Cornelius was the son of Christian Cornelius, a Dutch immigrant to Philadelphia in 1783. A well-to-do manufacturer of lamps and chandeliers, the elder Cornelius sent his son to private school where he took a special interest in chemistry. In 1831, he began to work for his father and specialized in silver-plating and metal polishing, a skill for which he was so sufficiently well-renowned, that in 1844, the newly-created Smithsonian Institute entrusted some of its early experiments to him. It was natural, then, for Joseph Saxton to approach Cornelius for the silver plate required for his daguerreotype of Central High School, and equally natural for Cornelius himself to become interested in the procedure.
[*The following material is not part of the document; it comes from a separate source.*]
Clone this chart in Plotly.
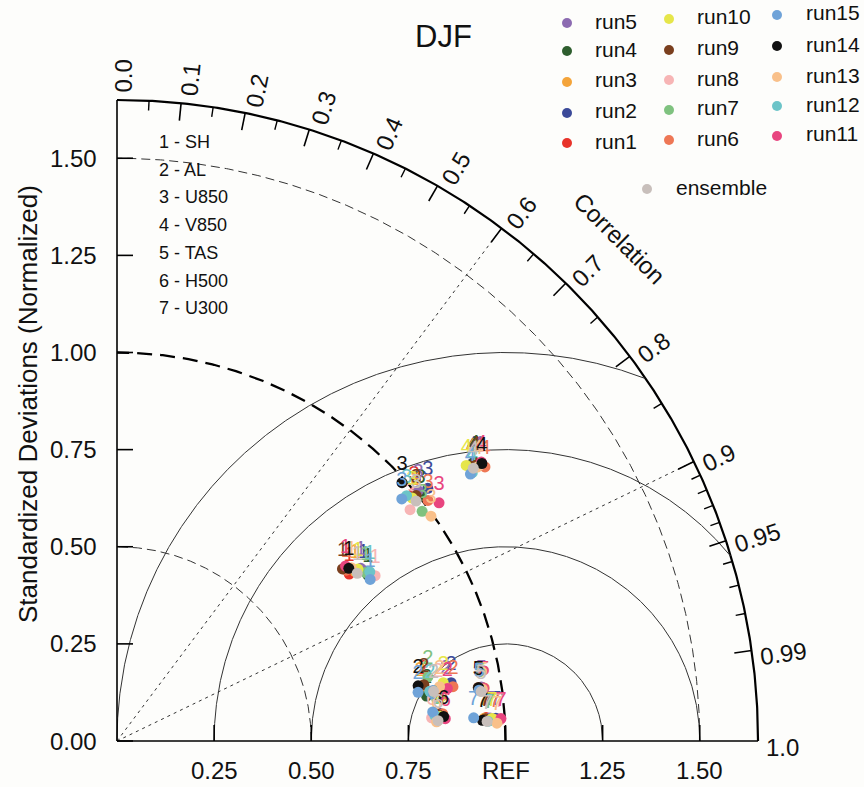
import numpy as np
import plotly.graph_objects as go

W, H = 864, 787
FONT = "Liberation Sans, Arial, Helvetica, sans-serif"

# ------------------------------------------------------------------ data
run_names = [f"run{i}" for i in range(1, 16)] + ["ensemble"]
run_colors = ["#E8332A", "#3B4A99", "#F4A43A", "#2E5E2E", "#8C6BB1",
              "#EE7755", "#7FC27F", "#F7B5B5", "#7A3F1E", "#E6E64A",
              "#E8457F", "#6CC4C8", "#F9C08A", "#111111", "#6FA3D8",
              "#C8BFBB"]
var_ids = ["1", "2", "3", "4", "5", "6", "7"]
var_names = ["SH", "AL", "U850", "V850", "TAS", "H500", "U300"]

# normalized standard deviation and correlation, order: run1..run15, ensemble
sd_SH = [0.736, 0.771, 0.752, 0.774, 0.769, 0.736, 0.773, 0.789,
         0.730, 0.762, 0.741, 0.783, 0.750, 0.744, 0.773, 0.754]
corr_SH = [0.812, 0.822, 0.814, 0.834, 0.816, 0.802, 0.828, 0.842,
           0.795, 0.814, 0.794, 0.831, 0.804, 0.802, 0.843, 0.820]
sd_AL = [0.802, 0.873, 0.792, 0.805, 0.857, 0.876, 0.817, 0.836,
         0.803, 0.853, 0.861, 0.815, 0.842, 0.788, 0.785, 0.825]
corr_AL = [0.9847, 0.9851, 0.9853, 0.9896, 0.9866, 0.9872, 0.9794, 0.9874,
           0.9836, 0.9844, 0.9876, 0.9876, 0.9861, 0.9836, 0.9872, 0.9879]
sd_U850 = [0.997, 1.031, 0.992, 1.003, 1.008, 1.012, 0.983, 0.961,
           0.996, 0.984, 1.031, 0.977, 0.994, 0.990, 0.962, 0.987]
corr_U850 = [0.767, 0.776, 0.776, 0.778, 0.769, 0.791, 0.799, 0.785,
             0.773, 0.772, 0.804, 0.763, 0.813, 0.741, 0.762, 0.780]
sd_V850 = [1.167, 1.161, 1.156, 1.167, 1.173, 1.181, 1.158, 1.174,
           1.167, 1.145, 1.181, 1.146, 1.165, 1.180, 1.140, 1.155]
corr_V850 = [0.792, 0.788, 0.789, 0.788, 0.793, 0.802, 0.793, 0.796,
             0.790, 0.785, 0.794, 0.798, 0.796, 0.796, 0.798, 0.794]
sd_TAS = [0.945, 0.950, 0.942, 0.946, 0.948, 0.955, 0.943, 0.952,
          0.940, 0.945, 0.953, 0.944, 0.950, 0.941, 0.941, 0.946]
corr_TAS = [0.9897, 0.9894, 0.9895, 0.9895, 0.9892, 0.9897, 0.9898, 0.9899,
            0.9892, 0.9901, 0.9898, 0.9897, 0.9900, 0.9893, 0.9903, 0.9909]
sd_H500 = [0.828, 0.833, 0.823, 0.831, 0.818, 0.841, 0.824, 0.812,
           0.829, 0.835, 0.847, 0.821, 0.824, 0.843, 0.816, 0.828]
corr_H500 = [0.9964, 0.9963, 0.9966, 0.9968, 0.9961, 0.9965, 0.9972, 0.9973,
             0.9966, 0.9971, 0.9977, 0.9968, 0.9982, 0.9972, 0.9958, 0.9980]
sd_U300 = [0.952, 0.977, 0.947, 0.957, 0.962, 0.974, 0.959, 0.987,
           0.950, 0.967, 0.990, 0.956, 0.979, 0.942, 0.920, 0.954]
corr_U300 = [0.9980, 0.9982, 0.9981, 0.9983, 0.9981, 0.9984, 0.9985, 0.9985,
             0.9982, 0.9982, 0.9983, 0.9986, 0.9989, 0.9984, 0.9979, 0.9986]

sd_table = [sd_SH, sd_AL, sd_U850, sd_V850, sd_TAS, sd_H500, sd_U300]
corr_table = [corr_SH, corr_AL, corr_U850, corr_V850, corr_TAS, corr_H500, corr_U300]

sd_max = 1.65
x_ticks = [0.25, 0.5, 0.75, 1.0, 1.25, 1.5]
x_tick_labels = ["0.25", "0.50", "0.75", "REF", "1.25", "1.50"]
y_ticks = [0.0, 0.25, 0.5, 0.75, 1.0, 1.25, 1.5]
y_tick_labels = ["0.00", "0.25", "0.50", "0.75", "1.00", "1.25", "1.50"]
corr_major = [0.0, 0.1, 0.2, 0.3, 0.4, 0.5, 0.6, 0.7, 0.8, 0.9, 0.95, 0.99, 1.0]
corr_major_labels = ["0.0", "0.1", "0.2", "0.3", "0.4", "0.5", "0.6", "0.7",
                     "0.8", "0.9", "0.95", "0.99", "1.0"]
corr_minor = [0.05, 0.15, 0.25, 0.35, 0.45, 0.55, 0.65, 0.75, 0.85,
              0.91, 0.92, 0.93, 0.94, 0.96, 0.97, 0.98]
rms_levels = [0.25, 0.5, 0.75, 1.0]
sd_dash_levels = [0.5, 1.5]
corr_dotted = [0.6, 0.9]

# ------------------------------------------------------------------ geometry
S = 388.5            # px per unit
OX, OY = 117, 741    # origin in px
xr = [-OX / S, (W - OX) / S]
yr = [(OY - H) / S, OY / S]

def px(x):  # paper x from pixel
    return x / W

def py(y):  # paper y from pixel
    return 1 - y / H

fig = go.Figure()

def add_line(xs, ys, color="#333333", width=1.0, dash="solid"):
    fig.add_trace(go.Scatter(x=xs, y=ys, mode="lines", hoverinfo="skip",
                             line=dict(color=color, width=width, dash=dash),
                             showlegend=False))

t = np.linspace(0, np.pi / 2, 400)
# outer arc
add_line(sd_max * np.cos(t), sd_max * np.sin(t), "#000000", 2.2)
# sd dashed arcs
for r in sd_dash_levels:
    add_line(r * np.cos(t), r * np.sin(t), "#333333", 1.0, "9px,5px")
add_line(1.0 * np.cos(t), 1.0 * np.sin(t), "#000000", 2.3, "15px,8px")
# rms circles
phi = np.linspace(0, np.pi, 1500)
for rho in rms_levels:
    xs = 1 + rho * np.cos(phi)
    ys = rho * np.sin(phi)
    m = (xs ** 2 + ys ** 2 <= sd_max ** 2 + 1e-9) & (xs >= -1e-9)
    add_line(xs[m], ys[m], "#333333", 1.0)
# dotted radial lines
for c in corr_dotted:
    a = np.arccos(c)
    add_line([0, sd_max * np.cos(a)], [0, sd_max * np.sin(a)], "#333333", 1.0, "3px,4px")
# axes
add_line([0, 0], [0, sd_max], "#000000", 1.6)
add_line([0, sd_max], [0, 0], "#000000", 1.3)
# axis ticks
tl = 16 / S
for v in x_ticks:
    add_line([v, v], [0, tl], "#000000", 1.6)
for v in y_ticks:
    add_line([0, tl], [v, v], "#000000", 1.6)
# correlation ticks
for c in corr_major[1:-1]:
    a = np.arccos(c)
    add_line([sd_max * np.cos(a), (sd_max - 0.045) * np.cos(a)],
             [sd_max * np.sin(a), (sd_max - 0.045) * np.sin(a)], "#000000", 1.6)
for c in corr_minor:
    a = np.arccos(c)
    add_line([sd_max * np.cos(a), (sd_max - 0.025) * np.cos(a)],
             [sd_max * np.sin(a), (sd_max - 0.025) * np.sin(a)], "#000000", 1.4)

# ------------------------------------------------------------------ data points
for i, name in enumerate(run_names):
    xs, ys = [], []
    for k in range(len(var_ids)):
        s = sd_table[k][i]
        a = np.arccos(corr_table[k][i])
        xs.append(s * np.cos(a))
        ys.append(s * np.sin(a))
    fig.add_trace(go.Scatter(
        x=xs, y=ys, mode="markers+text", text=var_ids, name=name,
        textposition="top center", cliponaxis=False, hoverinfo="skip",
        marker=dict(color=run_colors[i], size=11, line=dict(width=0)),
        textfont=dict(color=run_colors[i], size=20, family=FONT),
        showlegend=False))

# ------------------------------------------------------------------ annotations
ann = []
FS_TICK = 24
for v, lab in zip(x_ticks, x_tick_labels):
    ann.append(dict(x=v, y=(OY - 770) / S, xref="x", yref="y", text=lab,
                    showarrow=False, xanchor="center", yanchor="middle",
                    font=dict(size=FS_TICK, family=FONT, color="#111")))
for v, lab in zip(y_ticks, y_tick_labels):
    ann.append(dict(x=(99 - OX) / S, y=v, xref="x", yref="y", text=lab,
                    showarrow=False, xanchor="right", yanchor="middle",
                    font=dict(size=FS_TICK, family=FONT, color="#111")))
for c, lab in zip(corr_major, corr_major_labels):
    a = np.degrees(np.arccos(c)) - 0.6
    ndig = sum(ch.isdigit() for ch in lab)
    wpx = FS_TICK * (0.556 * ndig + 0.278)
    r = sd_max + 0.02 + (wpx / 2) / S
    ar = np.radians(a)
    ann.append(dict(x=r * np.cos(ar), y=r * np.sin(ar), xref="x", yref="y",
                    text=lab, showarrow=False, xanchor="center", yanchor="middle",
                    textangle=-np.degrees(np.arccos(c)),
                    font=dict(size=FS_TICK, family=FONT, color="#111")))
# "Correlation"
ar = np.radians(45)
ann.append(dict(x=1.83 * np.cos(ar), y=1.83 * np.sin(ar), xref="x", yref="y",
                text="Correlation", showarrow=False, xanchor="center",
                yanchor="middle", textangle=45,
                font=dict(size=24, family=FONT, color="#111")))
# y title
ann.append(dict(x=px(28), y=py(404), xref="paper", yref="paper",
                text="Standardized Deviations (Normalized)", showarrow=False,
                xanchor="center", yanchor="middle", textangle=-90,
                font=dict(size=26, family=FONT, color="#111")))
# title
ann.append(dict(x=px(444), y=py(37), xref="paper", yref="paper", text="DJF",
                showarrow=False, xanchor="center", yanchor="middle",
                font=dict(size=31, family=FONT, color="#111")))
# variable key
key_y = [142, 169.7, 197.4, 225, 252.8, 280.5, 308]
for vid, vn, yy in zip(var_ids, var_names, key_y):
    ann.append(dict(x=px(157), y=py(yy), xref="paper", yref="paper",
                    text=f"{vid} - {vn}", showarrow=False, xanchor="left",
                    yanchor="middle", font=dict(size=18, family=FONT, color="#111")))

# legend (3 columns + ensemble)
legend_cols = [
    (["run5", "run4", "run3", "run2", "run1"], 567, 593, [23, 51, 82, 113, 143]),
    (["run10", "run9", "run8", "run7", "run6"], 669, 695, [19, 50, 80, 110, 140]),
    (["run15", "run14", "run13", "run12", "run11"], 777, 804, [15, 46, 77, 106, 136]),
    (["ensemble"], 647, 674, [189]),
]
shapes = []
rdot = 5
for names, xd, xt, ys in legend_cols:
    for nm, yy in zip(names, ys):
        col = run_colors[run_names.index(nm)]
        shapes.append(dict(type="circle", xref="paper", yref="paper",
                           x0=px(xd - rdot), x1=px(xd + rdot),
                           y0=py(yy + rdot), y1=py(yy - rdot),
                           fillcolor=col, line=dict(width=0)))
        ann.append(dict(x=px(xt), y=py(yy - 2), xref="paper", yref="paper",
                        text=nm, showarrow=False, xanchor="left", yanchor="middle",
                        font=dict(size=21, family=FONT, color="#111")))

fig.update_layout(
    width=W, height=H, margin=dict(l=0, r=0, t=0, b=0),
    paper_bgcolor="#fdfdfb", plot_bgcolor="#fdfdfb",
    xaxis=dict(range=xr, visible=False, fixedrange=True),
    yaxis=dict(range=yr, visible=False, fixedrange=True),
    annotations=ann, shapes=shapes, showlegend=False,
    font=dict(family=FONT),
)
fig.write_html("out.html", config={"displayModeBar": False},
               post_script="document.body.style.margin='0';document.body.style.overflow='hidden';")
Cornelius did not make much of his achievement. In fact, it only survived by chance. In 1864, Marcus Aurelius Root, one of several pupils Cornelius took, published The Camera and the Pencil, which provided much of the information on which all historians of early American photography rely. Root organized the exhibit on the history of photography at the Centennial Exhibition in Philadelphia in 1876, where it was noticed by Julius Sachse, whose father had worked as a designer for Cornelius and who was the subject of one of the earliest daguerreotypes. Sachse, himself a noted Philadelphia photographer and future editor the American Journal of Photography, began taking an interest in Cornelius' work, interviewing him and other aged members of the American Philosophical Society and trying to get the story straight.
Shortly before he died in 1893, Cornelius told Sachse that he had taken portraits as early as October, 1839. No corroborating evidence was found until 1975, when Murphy D. Smith, librarian at the American Philosophical Society, found a photograph of Goddard dated on the back December 6, 1839, the date Cornelius and Goddard introduced their invention to the Society. Cornelius had earlier taken a self-portrait, but because it was off-center he had Goddard pose for another for presentation to America's leading learned Society.
Some thirty early daguerreotypes, of higher quality and greater quantity than any other pioneers, by Cornelius have survived. Most are portraits of Philadelphia notables, one is of Market Street outside Cornelius' studios, but the two most interesting are of Cornelius himself and Martin Hans Boye, taken in December, 1843, showing them performing chemical experiments.
Cornelius operated two photographic studios, both located at Eighth and Market Streets, between 1839 and 1843. But then as professional studios mushroomed, he either lost interest or realized he could make much more money running his gas and lighting company. He did so for the next half-century, supplying much of the illumination for Philadelphia's 1876 Centennial Exposition, and dying aged eighty-four as a leading citizen of Philadelphia. But he seems to have only taken two more pictures for the rest of his life, of an unidentified man in 1846, and of Captain and future Congressman Charles John Biddle, in his Mexican War uniform, in 1847. During and after the Civil War, photography became both an important art form and big business in the United States. Once again, Pennsylvania led the way.